How should Caribbean companies handle AI bias when they lack the data volume for formal testing?

Small Caribbean organisations that lack the data volume for statistically sound demographic bias testing should take four practical steps: request the vendor's bias testing documentation and assess whether the testing was conducted on populations comparable to the Caribbean; monitor aggregate outcomes from the AI system at regular intervals and flag any patterns suggesting systematic unfairness; build mandatory human review into high-stakes decisions as a compensating control; and include a contractual clause requiring vendor notification if the AI model is retrained or materially changed. These steps cannot guarantee the absence of bias, but they demonstrate that the organisation took the question seriously.

What should be in an ethical AI policy for a Caribbean financial institution?

An ethical AI policy for a Caribbean financial institution should cover: the institution's AI inventory and risk classification process; the principles governing AI use (at minimum: transparency, fairness, accountability, and human oversight); the approval process for new AI deployments; the vendor assessment process for AI-specific risks; the process for customers to request human review of AI-influenced decisions; the bias monitoring process; the incident escalation path for AI-related harms; and the review cycle for the policy itself, at minimum every two years. The policy does not need to be long. It needs to be specific and it needs to be followed.

Are there examples of ethical AI failures in the Caribbean or developing world that risk professionals should know about?

The most instructive cases from developing economies involve AI credit scoring and AI welfare benefit systems. In Kenya, several mobile lending platforms using AI credit scoring were found to charge interest rates that disproportionately affected low-income borrowers, prompting Central Bank of Kenya intervention in 2023. In the UK, the Government's A-level grade algorithm in 2020 (not a developing nation case, but instructive) downgraded students from state schools relative to private schools, demonstrating how AI systems can encode existing inequalities. Caribbean risk professionals should treat these cases as test scenarios for their own AI deployments: if our AI tool were subject to the same scrutiny, would the outcome be defensible?

What is the relationship between AI ethics and ESG for Caribbean companies?

Responsible AI governance is increasingly treated as a component of ESG (Environmental, Social, and Governance) performance, particularly the Social and Governance dimensions. International investors and development finance institutions such as the IDB increasingly assess AI governance as part of ESG due diligence on Caribbean companies. A Caribbean financial institution seeking IDB funding, a Caribbean energy company pursuing international investment, or a Caribbean business applying for B Corp certification will find that AI ethics and AI governance practices are relevant to the assessment. This creates a financial as well as an ethical incentive for Caribbean organisations to build responsible AI programmes.

Ethics Without Enforcement Is Aspiration

The most common failure mode in AI ethics programmes is producing a policy document that describes the organisation's values and then doing nothing to operationalise them.

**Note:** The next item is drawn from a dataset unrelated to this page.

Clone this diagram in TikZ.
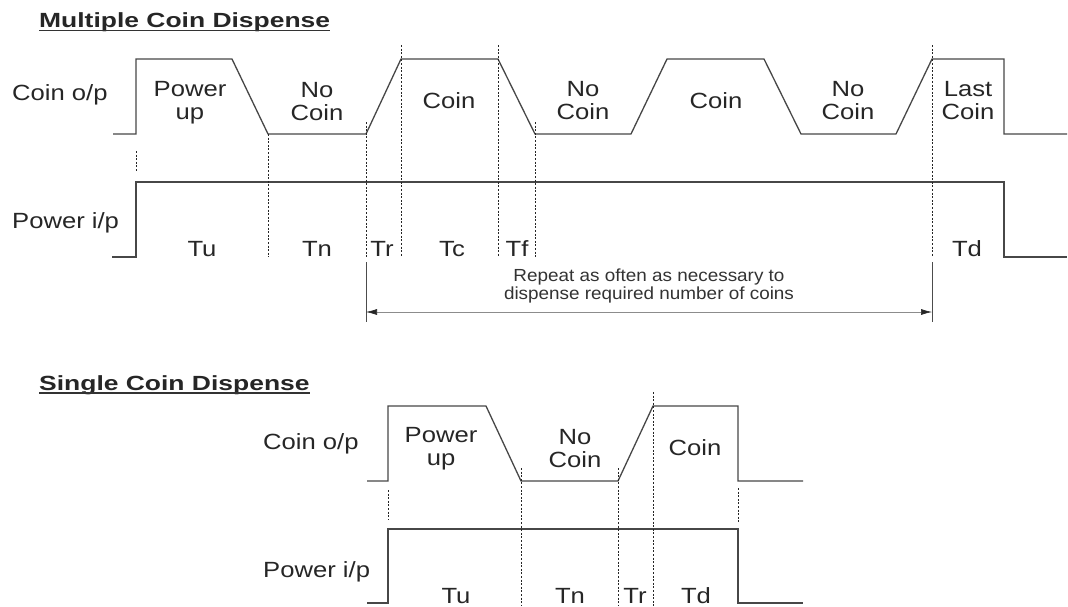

Caribbean organisations that want more than an ethics statement need to build ethics into specific operational processes: the procurement approval for new AI tools, the vendor contract standard, the training programme for customer-facing staff, the complaint escalation path, and the board reporting cycle.

The gap between stated AI ethics and lived AI practice is not a Caribbean-specific problem. It is a universal one. But in small island markets where trust is concentrated and personal reputation matters enormously, that gap is more visible and more costly when it is exposed. Caribbean organisations that align their AI ethics with their operational reality, rather than with international aspirations that outpace their infrastructure, will build more durable and more credible AI governance programmes than those that import frameworks wholesale and implement them in form only.